Ask someone who struggles with addiction whether there are demons. Ask someone who battles depression day in and day out whether there are demons. Ask someone who wants desperately to lose weight and cannot whether there are demons. Ask anyone who lives with a rage-a-holic whether there are demons. We may not see illness the way people saw it two thousand years ago, and we may not understand evil the way they did. But the word demonic is very much a part of our vocabulary.

As Mark tells the story, Jesus spoke to the demon in the man, and the demon left its tormented victim, not easily but without great delay. For me the centerpiece of the story is not the exorcism of the demon, at least not for its own sake. At the center of the story for me is the authority of Jesus. I think it is the focus of the story for Mark also.

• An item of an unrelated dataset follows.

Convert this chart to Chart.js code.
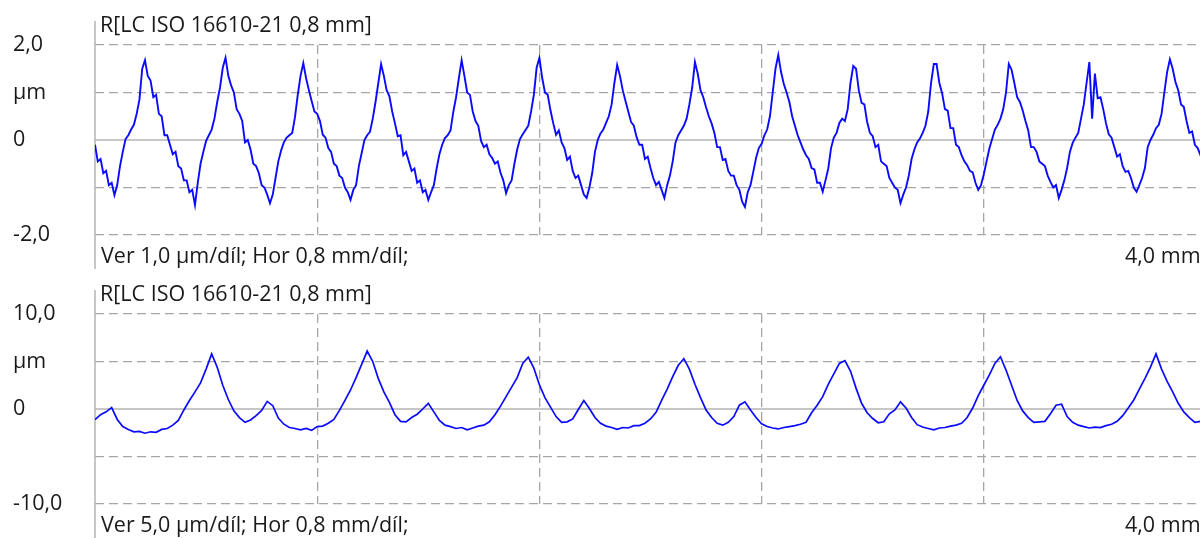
<!DOCTYPE html>
<html>
<head>
<meta charset="utf-8">
<script src="https://cdn.jsdelivr.net/npm/chart.js@4/dist/chart.umd.min.js"></script>
<style>
  html, body { margin: 0; padding: 0; background: #ffffff; overflow: hidden; width: 1200px; height: 538px; }
  canvas { display: block; }
</style>
</head>
<body>
<canvas id="top" width="1210" height="269"></canvas>
<canvas id="bottom" width="1210" height="269"></canvas>
<script>
// ---- Data ----
const panelTitle = "R[LC ISO 16610-21 0,8 mm]";
const topFooter = "Ver 1,0 µm/díl; Hor 0,8 mm/díl;";
const bottomFooter = "Ver 5,0 µm/díl; Hor 0,8 mm/díl;";
const rangeLabel = "4,0 mm";
const xTickValues = [0, 0.8, 1.6, 2.4, 3.2, 4.0];           // mm
const topYTickLabels = ["-2,0", "", "0", "µm", "2,0"];      // for -2,-1,0,1,2 µm
const bottomYTickLabels = ["-10,0", "", "0", "µm", "10,0"]; // for -10,-5,0,5,10 µm

// profile sampling interval (mm)
const topStepMm = 0.01;
const bottomStepMm = 0.02;

// top profile (µm), one value per 0.01 mm
const topProfile = [
 -0.10,-0.45,-0.40,-0.70,-0.65,-0.95,-0.90,-1.16,-0.95,-0.55,
 -0.25,0.02,0.10,0.22,0.32,0.55,0.85,1.50,1.68,1.35,
 1.25,0.90,0.95,0.55,0.50,0.10,0.10,-0.10,-0.30,-0.25,
 -0.55,-0.60,-0.85,-0.85,-1.10,-1.05,-1.37,-0.90,-0.50,-0.25,
 -0.02,0.10,0.22,0.45,0.80,1.10,1.52,1.73,1.35,1.15,
 1.00,0.65,0.55,0.40,-0.05,0.00,-0.20,-0.50,-0.55,-0.70,
 -0.95,-1.00,-1.15,-1.33,-1.15,-0.80,-0.45,-0.22,-0.05,0.05,
 0.10,0.15,0.48,0.95,1.35,1.62,1.30,1.05,0.82,0.60,
 0.55,0.40,0.11,0.05,-0.17,-0.25,-0.50,-0.55,-0.75,-0.80,
 -1.00,-1.10,-1.26,-1.05,-0.95,-0.55,-0.28,0.00,0.10,0.17,
 0.45,0.80,1.20,1.60,1.35,1.05,0.92,0.60,0.35,0.08,
 0.10,-0.32,-0.25,-0.45,-0.65,-0.60,-0.90,-0.85,-1.10,-1.05,
 -1.26,-1.10,-0.95,-0.60,-0.30,-0.10,0.04,0.10,0.20,0.59,
 0.90,1.30,1.68,1.35,1.00,0.95,0.60,0.40,0.30,-0.02,
 -0.15,-0.10,-0.30,-0.38,-0.50,-0.45,-0.69,-0.85,-1.12,-0.95,
 -0.85,-0.50,-0.20,0.02,0.12,0.21,0.30,0.60,0.95,1.52,
 1.73,1.31,1.00,0.95,0.62,0.35,0.11,0.20,-0.05,-0.17,
 -0.42,-0.35,-0.65,-0.80,-0.75,-0.95,-1.15,-1.22,-1.00,-0.70,
 -0.25,0.00,0.14,0.22,0.36,0.50,0.75,1.20,1.58,1.35,
 1.05,0.82,0.60,0.38,0.30,0.06,-0.10,-0.10,-0.40,-0.35,
 -0.59,-0.80,-0.95,-0.88,-1.05,-1.22,-0.95,-0.75,-0.45,-0.05,
 0.10,0.20,0.30,0.45,0.75,1.10,1.64,1.40,1.05,0.90,
 0.69,0.50,0.35,0.15,-0.15,-0.15,-0.42,-0.40,-0.65,-0.75,
 -0.75,-0.95,-1.05,-1.30,-1.41,-1.10,-0.95,-0.67,-0.38,-0.17,
 -0.08,0.10,0.22,0.50,1.00,1.50,1.79,1.43,1.18,1.00,
 0.80,0.50,0.30,0.10,-0.05,-0.20,-0.32,-0.40,-0.59,-0.62,
 -0.90,-0.90,-1.09,-0.85,-0.60,-0.17,0.05,0.15,0.36,0.45,
 0.40,0.65,1.20,1.56,1.50,1.05,0.78,0.75,0.38,0.15,
 0.08,-0.15,-0.10,-0.45,-0.50,-0.55,-0.80,-0.90,-1.00,-1.05,
 -1.33,-1.15,-1.00,-0.75,-0.40,-0.20,-0.05,0.03,0.15,0.30,
 0.60,1.20,1.60,1.60,1.20,0.98,0.65,0.62,0.25,0.25,
 -0.10,-0.15,-0.32,-0.45,-0.53,-0.65,-0.68,-0.90,-1.05,-0.95,
 -0.72,-0.45,-0.18,0.02,0.22,0.32,0.45,0.65,1.00,1.60,
 1.48,1.20,0.90,0.80,0.62,0.40,0.20,-0.15,-0.15,-0.25,
 -0.45,-0.50,-0.55,-0.75,-0.88,-1.00,-0.95,-1.22,-1.05,-0.85,
 -0.59,-0.25,-0.06,0.05,0.15,0.45,0.75,1.20,1.64,0.45,
 1.40,0.88,0.90,0.65,0.35,0.12,0.05,-0.15,-0.35,-0.30,
 -0.55,-0.67,-0.65,-0.80,-1.00,-1.09,-0.95,-0.80,-0.59,-0.15,
 0.00,0.11,0.25,0.32,0.55,1.00,1.43,1.70,1.50,1.22,
 1.05,0.75,0.70,0.40,0.15,0.18,-0.10,-0.17,-0.32,-0.20,
 -0.30
];

// bottom profile (µm), one value per 0.02 mm
const bottomProfile = [
 -1.13,-0.60,-0.30,0.15,-1.10,-1.85,-2.15,-2.40,-2.35,-2.55,
 -2.40,-2.45,-2.15,-2.05,-1.70,-1.20,-0.10,0.90,1.80,2.75,
 4.20,5.80,4.40,2.50,1.00,-0.20,-0.90,-1.40,-1.15,-0.70,
 -0.15,0.80,0.35,-0.95,-1.60,-1.95,-2.05,-2.20,-2.05,-2.25,
 -1.85,-1.80,-1.50,-1.10,-0.15,0.90,2.00,3.30,4.70,6.10,
 5.00,3.20,1.80,0.70,-0.60,-1.30,-1.35,-0.90,-0.55,0.00,
 0.60,-0.30,-1.20,-1.70,-1.85,-2.05,-1.95,-2.20,-2.00,-1.80,
 -1.70,-1.35,-0.60,0.30,1.30,2.30,3.30,4.80,5.45,4.30,
 2.55,1.20,0.20,-0.80,-1.40,-1.35,-1.05,-0.05,0.90,0.05,
 -0.90,-1.50,-1.80,-1.95,-2.15,-1.95,-2.00,-1.75,-1.75,-1.50,
 -1.05,-0.35,0.90,2.10,3.40,4.60,5.30,4.20,2.60,1.20,
 -0.10,-0.90,-1.50,-1.70,-1.40,-0.80,0.40,0.75,-0.10,-0.90,
 -1.55,-1.85,-2.00,-2.10,-1.95,-1.85,-1.75,-1.60,-1.40,-0.40,
 0.40,1.30,2.60,3.70,4.80,5.10,4.00,2.20,0.60,-0.40,
 -1.00,-1.45,-1.35,-0.50,-0.10,0.75,0.10,-0.90,-1.65,-1.90,
 -2.05,-2.20,-2.00,-1.95,-1.80,-1.70,-1.50,-0.90,0.10,1.40,
 2.50,3.60,4.80,5.50,4.10,2.50,0.90,-0.20,-0.90,-1.40,
 -1.35,-1.30,-0.50,0.40,0.50,-0.80,-1.40,-1.70,-1.85,-2.00,
 -1.90,-1.95,-1.75,-1.60,-1.30,-0.70,0.10,0.95,2.10,3.20,
 4.40,5.80,4.20,2.90,1.80,0.60,-0.30,-0.90,-1.40,-1.30,
 -1.20
];

// ---- Chart construction ----
const FONT = '"Open Sans", "Noto Sans", sans-serif';
const FONT_SIZE = 21.5;
const TEXT_COLOR = '#1a1a1a';
const GRID_COLOR = '#a6a6a6';
const LINE_COLOR = 'rgb(10,10,255)';

function toPoints(values, step) {
  return values.map((v, i) => ({ x: +(i * step).toFixed(4), y: v }));
}

const panelTextPlugin = {
  id: 'panelText',
  beforeDatasetsDraw(chart) {
    const { ctx, chartArea, scales } = chart;
    ctx.save();
    const y0 = scales.y.getPixelForValue(0);
    ctx.strokeStyle = '#b4b4b4';
    ctx.lineWidth = 1.5;
    ctx.beginPath();
    ctx.moveTo(chartArea.left, y0);
    ctx.lineTo(chartArea.right, y0);
    ctx.stroke();
    ctx.beginPath();
    ctx.moveTo(chartArea.left, 21);
    ctx.lineTo(chartArea.left, chart.height);
    ctx.stroke();
    ctx.restore();
  },
  afterDraw(chart, args, opts) {
    const { ctx, chartArea } = chart;
    ctx.save();
    ctx.fillStyle = TEXT_COLOR;
    ctx.font = FONT_SIZE + 'px ' + FONT;
    ctx.textBaseline = 'middle';
    ctx.textAlign = 'left';
    ctx.fillText(opts.title, chartArea.left + 5, 26);
    ctx.fillText(opts.footer, chartArea.left + 6, 257);
    ctx.fillText(opts.range, chartArea.right - 81, 257);
    ctx.restore();
  }
};

function makePanel(canvasId, values, step, yMin, yMax, yStep, yLabels, footer, lineWidth) {
  const yTickVals = [yMin, yMin + yStep, 0, yMax - yStep, yMax];
  return new Chart(document.getElementById(canvasId), {
    type: 'line',
    data: {
      datasets: [{
        data: toPoints(values, step),
        borderColor: LINE_COLOR,
        borderWidth: lineWidth,
        pointRadius: 0,
        tension: 0,
        fill: false
      }]
    },
    options: {
      responsive: false,
      animation: false,
      devicePixelRatio: 1,
      layout: { padding: { top: 45, left: 13, right: 4, bottom: 0 } },
      plugins: {
        legend: { display: false },
        tooltip: { enabled: false },
        panelText: { title: panelTitle, footer: footer, range: rangeLabel }
      },
      scales: {
        x: {
          type: 'linear',
          min: xTickValues[0],
          max: xTickValues[xTickValues.length - 1],
          afterBuildTicks(scale) { scale.ticks = xTickValues.map(v => ({ value: v })); },
          ticks: { display: false },
          grid: {
            drawTicks: false,
            color: c => (c.tick && c.tick.value === 0) ? 'rgba(0,0,0,0)' : GRID_COLOR,
            lineWidth: 1.3
          },
          border: { display: false, dash: [9, 5] },
          afterFit(scale) { scale.height = 34; }
        },
        y: {
          type: 'linear',
          min: yMin,
          max: yMax,
          afterBuildTicks(scale) { scale.ticks = yTickVals.map(v => ({ value: v })); },
          ticks: {
            crossAlign: 'far',
            color: TEXT_COLOR,
            font: { family: FONT, size: FONT_SIZE },
            callback: (v) => yLabels[yTickVals.indexOf(v)]
          },
          grid: {
            drawTicks: false,
            color: c => (c.tick && c.tick.value === 0) ? 'rgba(0,0,0,0)' : GRID_COLOR,
            lineWidth: 1.3
          },
          border: { display: false, dash: [9, 5] },
          afterFit(scale) { scale.width = 82; }
        }
      }
    },
    plugins: [panelTextPlugin]
  });
}

makePanel('top', topProfile, topStepMm, -2, 2, 1, topYTickLabels, topFooter, 1.9);
makePanel('bottom', bottomProfile, bottomStepMm, -10, 10, 5, bottomYTickLabels, bottomFooter, 1.7);
</script>
</body>
</html>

Jesus made it clear that his mission was about far more than wonder-working. He came to reveal the heart of God, to make known the nature of the power at the center of the universe. Jesus didn't heal all the people who were sick in his region during the years of his ministry. As Jesus' life unfolded, it became obvious that not even people of faith got all their requests granted. What they got was the assurance that the power of love, God's love and human love at its best, is stronger than anything life can hold. There is no circumstance, no situation, no difficulty that is beyond the scope of God's care.

In yesterday's New York Times, Bob Herbert's column, always worth reading, was about the casting out of the demonic. He wrote about the movie "Pray the Devil Back to Hell." It is about a woman whose family suffered the agony of civil war in Liberia a few years ago. Charles Taylor was the tyrannical president, and some brutal rebels were trying to get him out of power.

Herbert says the violence was excruciating—murder and rape were commonplace. In 2003 a woman of faith, Leymah Gbowee, had a dream in which she heard a voice telling her to organize the women of her church to pray for peace. "...Ms. Gbowee not only rallied the women at her Lutheran church to pray for peace, but organized them into a full-blown all-woman peace initiative that spread to other Christian churches—and then to women of the Muslim faith."

The women prayed, sang, and demonstrated at the open-air fish market in Monravia, the capital of Liberia. Neither the president nor the rebels showed much interest in peace. But the women prayed and persisted. Eventually the dictatorial President Taylor and the terrorizing rebels met with the women to hear their concerns.

Peace talks were held in Ghana, and when it looked as though they would break down, Ms. Gbowee and two hundred of her followers staged a sit-in at the site of the talks, demanding that the two sides in the conflict stay together until agreement was reached. Soon afterward Mr. Taylor went into exile in Nigeria. Three years ago on January 16, 2006, Ellen Johnson-Sirleaf was sworn in as President of Liberia, the first woman ever elected president of a country in Africa.

That's casting out demons, my friends. One woman, acting with integrity shaped by her faith, gained authority recognized by her peers, and brought down a violent, corrupt government.

The authority that people saw in Jesus is the authority of one who knew his value in the sight of God, who knew the One who is the author of history, the source of existence—and who was not afraid, because he trusted the God of love. The good news we celebrate in this church is that God's love is available to every human being. It can heal, deliver, empower anyone who is open to it. It transforms us and sets us free, free to enjoy life in all its fullness, free to work for a more just and peaceful world.